Por meio de um monólogo interior da personagem Ana, o leitor é conduzido a uma compreensão mais profunda de seus conflitos internos, que são produzidos por meio da técnica do fluxo de consciência, este amplamente utilizado por Clarice Lispector, busca reproduzir em tempo real da narrativa os pensamentos e percepções das personagens, muitas vezes de forma espontânea e desordenada. Essa técnica permite uma imersão direta na subjetividade de Ana, revelando suas inquietações, reflexões e sentimentos de maneira íntima e intensa.

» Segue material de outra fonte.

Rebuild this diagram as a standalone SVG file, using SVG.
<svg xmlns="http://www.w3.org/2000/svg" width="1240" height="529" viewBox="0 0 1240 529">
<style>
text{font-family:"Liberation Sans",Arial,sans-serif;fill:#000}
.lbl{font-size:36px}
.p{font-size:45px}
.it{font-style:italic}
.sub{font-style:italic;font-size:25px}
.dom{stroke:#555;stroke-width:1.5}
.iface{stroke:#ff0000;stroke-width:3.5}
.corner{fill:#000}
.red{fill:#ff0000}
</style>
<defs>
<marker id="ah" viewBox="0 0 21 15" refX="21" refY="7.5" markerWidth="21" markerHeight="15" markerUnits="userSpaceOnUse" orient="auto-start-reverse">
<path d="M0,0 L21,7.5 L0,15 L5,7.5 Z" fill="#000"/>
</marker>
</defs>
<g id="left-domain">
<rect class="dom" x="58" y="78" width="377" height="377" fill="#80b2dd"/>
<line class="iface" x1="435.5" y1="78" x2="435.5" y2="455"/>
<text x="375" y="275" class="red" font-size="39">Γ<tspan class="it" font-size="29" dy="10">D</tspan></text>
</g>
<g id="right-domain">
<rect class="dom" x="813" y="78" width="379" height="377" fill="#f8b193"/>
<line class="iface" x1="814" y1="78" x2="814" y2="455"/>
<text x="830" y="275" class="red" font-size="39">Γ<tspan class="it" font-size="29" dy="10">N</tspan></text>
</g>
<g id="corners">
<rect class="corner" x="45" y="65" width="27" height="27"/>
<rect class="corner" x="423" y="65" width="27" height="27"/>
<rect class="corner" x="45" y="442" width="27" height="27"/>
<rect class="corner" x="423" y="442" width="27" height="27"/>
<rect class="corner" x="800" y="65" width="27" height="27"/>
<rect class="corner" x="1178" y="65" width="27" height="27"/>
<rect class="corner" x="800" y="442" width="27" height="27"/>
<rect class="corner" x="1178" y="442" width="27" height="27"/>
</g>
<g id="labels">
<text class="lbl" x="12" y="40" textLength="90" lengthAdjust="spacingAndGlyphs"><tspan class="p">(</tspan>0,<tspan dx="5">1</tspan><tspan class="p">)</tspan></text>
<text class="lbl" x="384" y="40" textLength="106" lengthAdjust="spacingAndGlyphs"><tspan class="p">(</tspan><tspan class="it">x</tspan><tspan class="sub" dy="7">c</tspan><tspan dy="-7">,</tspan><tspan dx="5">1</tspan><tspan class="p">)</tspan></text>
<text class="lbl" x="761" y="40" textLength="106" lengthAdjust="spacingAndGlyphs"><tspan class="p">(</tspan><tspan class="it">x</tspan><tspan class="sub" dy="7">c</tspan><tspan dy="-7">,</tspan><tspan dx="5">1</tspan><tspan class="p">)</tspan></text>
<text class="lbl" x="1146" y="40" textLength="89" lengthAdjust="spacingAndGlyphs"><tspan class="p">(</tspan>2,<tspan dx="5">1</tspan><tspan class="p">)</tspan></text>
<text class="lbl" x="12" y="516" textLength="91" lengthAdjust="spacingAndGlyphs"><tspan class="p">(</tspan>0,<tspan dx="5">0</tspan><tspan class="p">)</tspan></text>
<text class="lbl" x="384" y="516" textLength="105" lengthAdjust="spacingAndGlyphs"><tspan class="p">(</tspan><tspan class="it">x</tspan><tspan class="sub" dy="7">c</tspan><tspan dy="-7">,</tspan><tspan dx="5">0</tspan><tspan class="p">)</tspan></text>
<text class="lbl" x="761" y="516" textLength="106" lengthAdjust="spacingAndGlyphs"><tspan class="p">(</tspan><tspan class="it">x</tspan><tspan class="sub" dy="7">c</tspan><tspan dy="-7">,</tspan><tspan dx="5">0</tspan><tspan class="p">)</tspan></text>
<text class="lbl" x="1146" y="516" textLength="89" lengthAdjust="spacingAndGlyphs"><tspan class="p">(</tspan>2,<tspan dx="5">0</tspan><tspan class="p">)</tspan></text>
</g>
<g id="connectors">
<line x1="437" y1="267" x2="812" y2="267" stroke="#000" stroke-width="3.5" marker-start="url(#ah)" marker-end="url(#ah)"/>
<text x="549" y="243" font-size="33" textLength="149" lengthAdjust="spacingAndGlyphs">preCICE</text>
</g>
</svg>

O título do conto, “Amor“, vai além de uma simples expressão de sentimento, sendo também uma metáfora para a entrega do ser humano à aceitação das ambiguidades da vida, às diferenças que nos tornam frágeis e, paradoxalmente, nos cegam para a condições que nos cerca. Nesse processo, o indivíduo tende a idealizar sua vida, criando uma fachada de perfeição que, na maioria das vezes, é distante da autenticidade.

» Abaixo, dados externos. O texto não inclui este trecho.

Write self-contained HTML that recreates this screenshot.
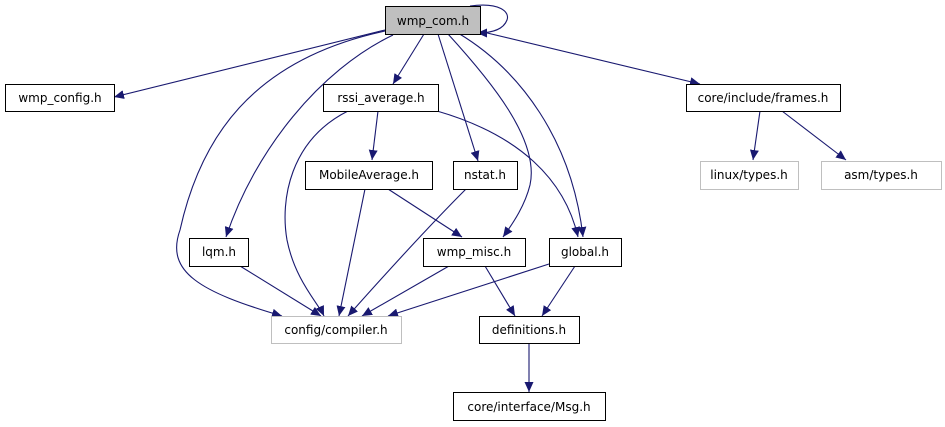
<!DOCTYPE html>
<html><head><meta charset="utf-8"><style>
html,body{margin:0;padding:0;background:#fff;}
svg{display:block;}
text{font-family:"DejaVu Sans","Liberation Sans",sans-serif;font-size:12px;fill:#000;}
</style></head><body>
<svg width="945" height="427" viewBox="0 0 945 427" xmlns="http://www.w3.org/2000/svg">
<defs>
<marker id="a" markerWidth="11" markerHeight="9" refX="10" refY="4.5" orient="auto" markerUnits="userSpaceOnUse">
<path d="M0,0 L10,4.5 L0,9 Z" fill="#191970"/>
</marker>
</defs>
<g fill="none" stroke="#191970" stroke-width="1.1" marker-end="url(#a)">
<path d="M385,30 L114,97"/>
<path d="M424,34 L393,84"/>
<path d="M483,32 L700,84"/>
<path d="M470,6 C500,2 510,12 507,20 C504,28 495,33 477,33"/>
<path d="M438,34 L478,161"/>
<path d="M448,34 C490,80 540,140 530,185 C525,205 514,222 503,237"/>
<path d="M458,33 C520,70 572,140 583,237"/>
<path d="M437,111 C520,135 565,180 578,237"/>
<path d="M393,35 C320,70 255,150 226,237"/>
<path d="M385,31 C250,60 200,140 180,230 C165,272 200,292 282,316"/>
<path d="M378,111 L372,160"/>
<path d="M348,111 C290,140 280,200 287,240 C295,280 318,303 324,316"/>
<path d="M365,189 L339,316"/>
<path d="M388,189 L462,237"/>
<path d="M466,189 Q420,235 348,316"/>
<path d="M240,266 L321,316"/>
<path d="M449,266 L362,316"/>
<path d="M549,264 L388,316"/>
<path d="M485,266 L515,316"/>
<path d="M575,266 L542,316"/>
<path d="M529,343 L529,392"/>
<path d="M760,111 L753,160"/>
<path d="M782,111 L846,160"/>
</g>
<g stroke-width="1">
<rect x="385.5" y="6.5" width="95" height="28" fill="#bfbfbf" stroke="#000"/>
<rect x="5.5" y="84.5" width="109" height="27" fill="#fff" stroke="#000"/>
<rect x="323.5" y="84.5" width="115" height="27" fill="#fff" stroke="#000"/>
<rect x="686.5" y="84.5" width="154" height="27" fill="#fff" stroke="#000"/>
<rect x="305.5" y="161.5" width="127" height="28" fill="#fff" stroke="#000"/>
<rect x="453.5" y="161.5" width="64" height="28" fill="#fff" stroke="#000"/>
<rect x="700.5" y="161.5" width="98" height="28" fill="#fff" stroke="#bfbfbf"/>
<rect x="821.5" y="161.5" width="120" height="28" fill="#fff" stroke="#bfbfbf"/>
<rect x="189.5" y="238.5" width="59" height="28" fill="#fff" stroke="#000"/>
<rect x="423.5" y="238.5" width="102" height="28" fill="#fff" stroke="#000"/>
<rect x="549.5" y="238.5" width="72" height="28" fill="#fff" stroke="#000"/>
<rect x="271.5" y="316.5" width="130" height="27" fill="#fff" stroke="#bfbfbf"/>
<rect x="479.5" y="316.5" width="100" height="27" fill="#fff" stroke="#000"/>
<rect x="453.5" y="392.5" width="152" height="28" fill="#fff" stroke="#000"/>
</g>
<g text-anchor="middle">
<text x="433" y="25">wmp_com.h</text>
<text x="60" y="102">wmp_config.h</text>
<text x="381" y="102">rssi_average.h</text>
<text x="763" y="102">core/include/frames.h</text>
<text x="369" y="179">MobileAverage.h</text>
<text x="485" y="179">nstat.h</text>
<text x="749" y="179">linux/types.h</text>
<text x="881" y="179">asm/types.h</text>
<text x="219" y="256">lqm.h</text>
<text x="474" y="256">wmp_misc.h</text>
<text x="585" y="256">global.h</text>
<text x="336" y="334">config/compiler.h</text>
<text x="529" y="334">definitions.h</text>
<text x="529" y="411">core/interface/Msg.h</text>
</g>
</svg>
</body></html>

O estado de epifania vivido por Ana, portanto, revela o confronto entre a visão de mundo que ela havia construído e a realidade que, até então, evitava ou ignorava inconscientemente. Nesse contexto, Benedito Nunes em O Drama da Linguagem. Uma Leitura de Clarice Lispector, oferece uma interpretação esclarecedora:

“O núcleo da história desse conto é aquele momento de tensão conflitiva, extensa e profunda, que se estabeleceu entre a personagem e o cego, e logo entre ela e as coisas todas. O cego é, na verdade, o mediador de uma incompatibilidade latente com o mundo que jaz no ânimo de Ana” (NUNES, 1989, p. 81).

Este conto, embora com uma estrutura narrativa aparentemente simples, explora temas profundos como o cotidiano e a fragilidade da existência, revelando o controle pessoal exercido pela personagem para evitar enxergar ao seu redor. A epifania vivenciada por Ana, ainda que breve, rompe com a sua vida confortável e a desperta para as inquietações das mazelas inerentes à condição humana. Clarice Lispector, com sua singular sensibilidade literária, utiliza esse processo de iluminação interior em suas personagens para provocar uma conexão intensa com o leitor, e, muitas vezes, despertando nele, o também um estado semelhante de epifania e uma nova percepção da realidade.